Sweet couples usually own a happy ending, don’t they? It has always been a tradition to showcase a couple’s happiness and pledge of loyalty through a grand banquet embellished with floral arrangements, and of course, a wedding cake decorated with a nice cake topper!
But did you know that this type of cake also shares its own history before it became the focal point of modern day wedding celebrations?
If we trace it back to our ancient roots, the Roman Empire practically started it. But never expect the type of cake you so love to munch on parties. The cakes back then were composed of whole wheat flour. A little tasteless, huh? Regardless of its flavor though, those cakes served an essential purpose in every wedding celebration. The cake would normally be broken into small pieces and would be placed unto the head of the bride. These pieces were then picked and eaten by relatives because they believed it to be a good omen.
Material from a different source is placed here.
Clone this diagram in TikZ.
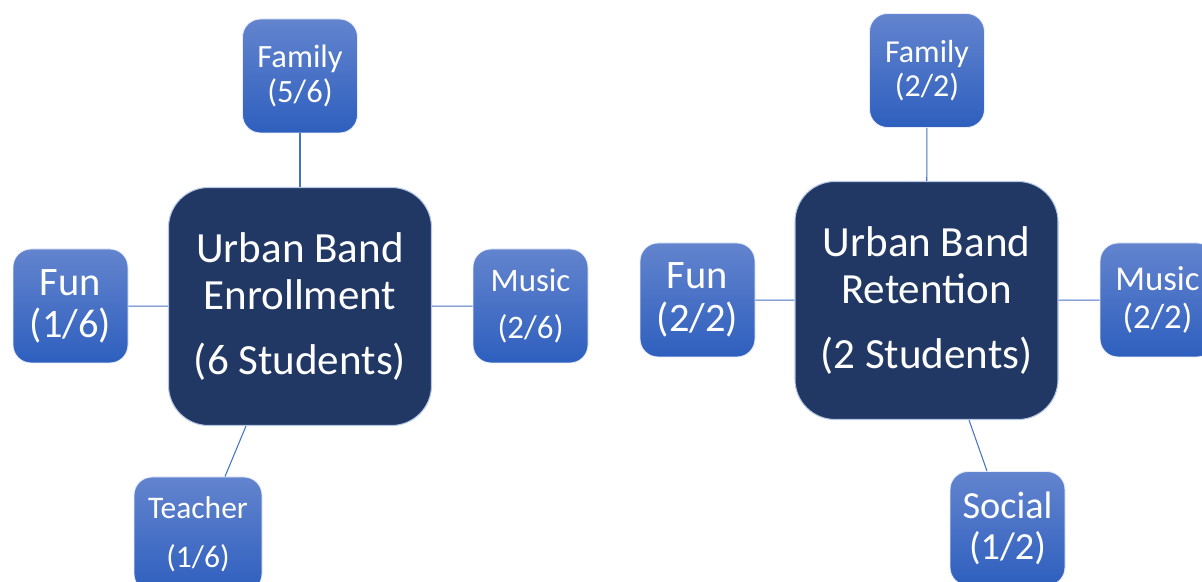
\documentclass[tikz,border=0pt]{standalone}
\usepackage{fontspec}
\setmainfont{Carlito}
\usepackage{xcolor}
\definecolor{hubblue}{HTML}{213864}
\definecolor{hubline}{HTML}{B4C7E7}
\definecolor{leaftop}{HTML}{6384CE}
\definecolor{leafbot}{HTML}{2E5FBE}
\definecolor{linkblue}{HTML}{4472C4}

\tikzset{
hub/.style={rectangle, rounded corners=0.8cm, fill=hubblue, draw=hubline, line width=0.6pt,
  minimum width=5.26cm, minimum height=4.76cm, text=white, align=center,
  font=\fontsize{24.5}{27}\selectfont},
leaf/.style 2 args={rectangle, rounded corners=0.36cm, top color=leaftop, bottom color=leafbot,
  draw=white!85!leaftop, line width=0.5pt, minimum width=2.3cm, minimum height=2.28cm,
  text=white, align=center, font=\fontsize{#1}{#2}\selectfont},
link/.style={draw=linkblue, line width=0.6pt}
}

\begin{document}
\begin{tikzpicture}
\useasboundingbox (0,0) rectangle (24.04,11.64);

\node[hub] (enroll) at (6.00,5.51) {Urban Band\\Enrollment\\[0.36cm](6 Students)};
\node[leaf={18.5}{20.4}] (famA) at (6.00,10.12) {Family\\(5/6)};
\node[leaf={23}{24}] (funA) at (1.41,5.52) {Fun\\(1/6)};
\node[leaf={18.7}{27}] (musA) at (10.61,5.52) {Music\\(2/6)};
\node[leaf={17.9}{28}, minimum width=2.56cm, minimum height=2.3cm] (teach) at (3.96,0.95) {Teacher\\(1/6)};

\node[hub] (retain) at (18.53,5.63) {Urban Band\\Retention\\[0.36cm](2 Students)};
\node[leaf={18.2}{19.4}] (famB) at (18.54,10.23) {Family\\(2/2)};
\node[leaf={23}{24.5}] (funB) at (13.95,5.64) {Fun\\(2/2)};
\node[leaf={19.8}{22}] (musB) at (23.15,5.64) {Music\\(2/2)};
\node[leaf={21.8}{23.4}] (social) at (20.15,1.07) {Social\\(1/2)};

\draw[link] (enroll) -- (famA);
\draw[link] (enroll) -- (funA);
\draw[link] (enroll) -- (musA);
\draw[link] ([xshift=-1.08cm]enroll.south) -- ([xshift=0.54cm]teach.north);

\draw[link] (retain) -- (famB);
\draw[link] (retain) -- (funB);
\draw[link] (retain) -- (musB);
\draw[link] ([xshift=0.85cm]retain.south) -- ([xshift=-0.41cm]social.north);
\end{tikzpicture}
\end{document}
In some cases during the 17th century, a ring would be hidden amidst the flour in the middle of the cake preparation. It was believed that whoever gets the portion that contains the ring would be married next. This custom though, has been well-adopted by modern day lovers as a means of proposal to the future bride.
The universal color for wedding cakes is white and has always been white ever since. It resembles peace, innocence, and purity of love. Although we can find modern cakes to be multi-colored mostly, shades of white within the whole cake have always been preferred.
Over the years, the way wedding cakes are prepared has evolved from tasteless to sweet and sugary. On top of that, figurines have added a cute value to the cake itself as they accentuate the style and intention of the occasion.